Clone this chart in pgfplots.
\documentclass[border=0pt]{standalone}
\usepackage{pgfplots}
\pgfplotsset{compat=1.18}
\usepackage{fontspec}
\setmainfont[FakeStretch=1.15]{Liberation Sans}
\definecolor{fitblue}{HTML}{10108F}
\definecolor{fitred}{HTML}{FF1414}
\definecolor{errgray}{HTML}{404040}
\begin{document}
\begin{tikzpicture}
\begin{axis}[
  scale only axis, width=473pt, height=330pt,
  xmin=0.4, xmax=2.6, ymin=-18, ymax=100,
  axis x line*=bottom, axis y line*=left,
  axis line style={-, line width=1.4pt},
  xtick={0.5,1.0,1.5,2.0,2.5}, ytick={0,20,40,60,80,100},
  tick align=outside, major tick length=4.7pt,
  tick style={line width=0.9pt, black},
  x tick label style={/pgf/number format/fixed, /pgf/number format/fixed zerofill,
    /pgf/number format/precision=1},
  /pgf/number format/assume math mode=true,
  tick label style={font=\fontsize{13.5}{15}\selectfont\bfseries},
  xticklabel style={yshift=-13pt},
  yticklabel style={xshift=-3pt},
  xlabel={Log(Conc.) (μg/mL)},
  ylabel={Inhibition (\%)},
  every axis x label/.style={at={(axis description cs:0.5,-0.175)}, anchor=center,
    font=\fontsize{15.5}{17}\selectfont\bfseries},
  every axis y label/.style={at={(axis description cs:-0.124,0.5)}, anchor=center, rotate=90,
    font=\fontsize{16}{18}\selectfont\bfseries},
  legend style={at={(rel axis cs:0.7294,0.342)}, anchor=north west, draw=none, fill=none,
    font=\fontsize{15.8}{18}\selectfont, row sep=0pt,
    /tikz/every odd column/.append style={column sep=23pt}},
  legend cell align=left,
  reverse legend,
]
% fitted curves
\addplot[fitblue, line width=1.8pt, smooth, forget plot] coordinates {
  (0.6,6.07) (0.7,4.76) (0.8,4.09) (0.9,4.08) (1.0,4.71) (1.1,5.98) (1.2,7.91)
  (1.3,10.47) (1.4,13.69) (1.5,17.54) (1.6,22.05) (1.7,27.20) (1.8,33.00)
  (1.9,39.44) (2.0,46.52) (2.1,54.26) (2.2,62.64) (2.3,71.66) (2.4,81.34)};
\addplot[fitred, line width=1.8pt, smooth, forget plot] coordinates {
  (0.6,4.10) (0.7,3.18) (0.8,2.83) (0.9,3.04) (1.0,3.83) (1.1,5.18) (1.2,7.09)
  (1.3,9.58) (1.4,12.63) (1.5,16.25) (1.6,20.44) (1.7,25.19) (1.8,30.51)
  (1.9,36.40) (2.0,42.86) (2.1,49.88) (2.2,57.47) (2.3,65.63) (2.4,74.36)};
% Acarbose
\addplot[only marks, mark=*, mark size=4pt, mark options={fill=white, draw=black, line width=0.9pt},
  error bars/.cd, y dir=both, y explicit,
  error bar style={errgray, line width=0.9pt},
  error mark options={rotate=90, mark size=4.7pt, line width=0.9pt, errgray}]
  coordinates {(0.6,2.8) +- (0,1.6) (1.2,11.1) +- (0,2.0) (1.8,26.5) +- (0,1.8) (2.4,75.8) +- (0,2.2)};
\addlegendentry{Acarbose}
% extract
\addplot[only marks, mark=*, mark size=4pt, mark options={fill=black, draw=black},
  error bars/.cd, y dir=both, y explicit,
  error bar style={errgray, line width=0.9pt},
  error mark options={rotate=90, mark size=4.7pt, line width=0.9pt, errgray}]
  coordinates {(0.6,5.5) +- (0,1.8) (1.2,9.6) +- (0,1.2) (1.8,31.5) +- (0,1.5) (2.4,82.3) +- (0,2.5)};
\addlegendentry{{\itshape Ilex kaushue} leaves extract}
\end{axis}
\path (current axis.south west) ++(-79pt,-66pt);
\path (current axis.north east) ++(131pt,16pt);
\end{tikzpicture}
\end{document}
# # #
* _Request_
Write out the listing once more, matching it exactly.

* _Answer in full_
Clone this chart in pgfplots.
\documentclass[border=0pt]{standalone}
\usepackage{pgfplots}
\pgfplotsset{compat=1.18}
\usepackage{fontspec}
\setmainfont[FakeStretch=1.15]{Liberation Sans}
\definecolor{fitblue}{HTML}{10108F}
\definecolor{fitred}{HTML}{FF1414}
\definecolor{errgray}{HTML}{404040}
\begin{document}
\begin{tikzpicture}
\begin{axis}[
  scale only axis, width=473pt, height=330pt,
  xmin=0.4, xmax=2.6, ymin=-18, ymax=100,
  axis x line*=bottom, axis y line*=left,
  axis line style={-, line width=1.4pt},
  xtick={0.5,1.0,1.5,2.0,2.5}, ytick={0,20,40,60,80,100},
  tick align=outside, major tick length=4.7pt,
  tick style={line width=0.9pt, black},
  x tick label style={/pgf/number format/fixed, /pgf/number format/fixed zerofill,
    /pgf/number format/precision=1},
  /pgf/number format/assume math mode=true,
  tick label style={font=\fontsize{13.5}{15}\selectfont\bfseries},
  xticklabel style={yshift=-13pt},
  yticklabel style={xshift=-3pt},
  xlabel={Log(Conc.) (μg/mL)},
  ylabel={Inhibition (\%)},
  every axis x label/.style={at={(axis description cs:0.5,-0.175)}, anchor=center,
    font=\fontsize{15.5}{17}\selectfont\bfseries},
  every axis y label/.style={at={(axis description cs:-0.124,0.5)}, anchor=center, rotate=90,
    font=\fontsize{16}{18}\selectfont\bfseries},
  legend style={at={(rel axis cs:0.7294,0.342)}, anchor=north west, draw=none, fill=none,
    font=\fontsize{15.8}{18}\selectfont, row sep=0pt,
    /tikz/every odd column/.append style={column sep=23pt}},
  legend cell align=left,
  reverse legend,
]
% fitted curves
\addplot[fitblue, line width=1.8pt, smooth, forget plot] coordinates {
  (0.6,6.07) (0.7,4.76) (0.8,4.09) (0.9,4.08) (1.0,4.71) (1.1,5.98) (1.2,7.91)
  (1.3,10.47) (1.4,13.69) (1.5,17.54) (1.6,22.05) (1.7,27.20) (1.8,33.00)
  (1.9,39.44) (2.0,46.52) (2.1,54.26) (2.2,62.64) (2.3,71.66) (2.4,81.34)};
\addplot[fitred, line width=1.8pt, smooth, forget plot] coordinates {
  (0.6,4.10) (0.7,3.18) (0.8,2.83) (0.9,3.04) (1.0,3.83) (1.1,5.18) (1.2,7.09)
  (1.3,9.58) (1.4,12.63) (1.5,16.25) (1.6,20.44) (1.7,25.19) (1.8,30.51)
  (1.9,36.40) (2.0,42.86) (2.1,49.88) (2.2,57.47) (2.3,65.63) (2.4,74.36)};
% Acarbose
\addplot[only marks, mark=*, mark size=4pt, mark options={fill=white, draw=black, line width=0.9pt},
  error bars/.cd, y dir=both, y explicit,
  error bar style={errgray, line width=0.9pt},
  error mark options={rotate=90, mark size=4.7pt, line width=0.9pt, errgray}]
  coordinates {(0.6,2.8) +- (0,1.6) (1.2,11.1) +- (0,2.0) (1.8,26.5) +- (0,1.8) (2.4,75.8) +- (0,2.2)};
\addlegendentry{Acarbose}
% extract
\addplot[only marks, mark=*, mark size=4pt, mark options={fill=black, draw=black},
  error bars/.cd, y dir=both, y explicit,
  error bar style={errgray, line width=0.9pt},
  error mark options={rotate=90, mark size=4.7pt, line width=0.9pt, errgray}]
  coordinates {(0.6,5.5) +- (0,1.8) (1.2,9.6) +- (0,1.2) (1.8,31.5) +- (0,1.5) (2.4,82.3) +- (0,2.5)};
\addlegendentry{{\itshape Ilex kaushue} leaves extract}
\end{axis}
\path (current axis.south west) ++(-79pt,-66pt);
\path (current axis.north east) ++(131pt,16pt);
\end{tikzpicture}
\end{document}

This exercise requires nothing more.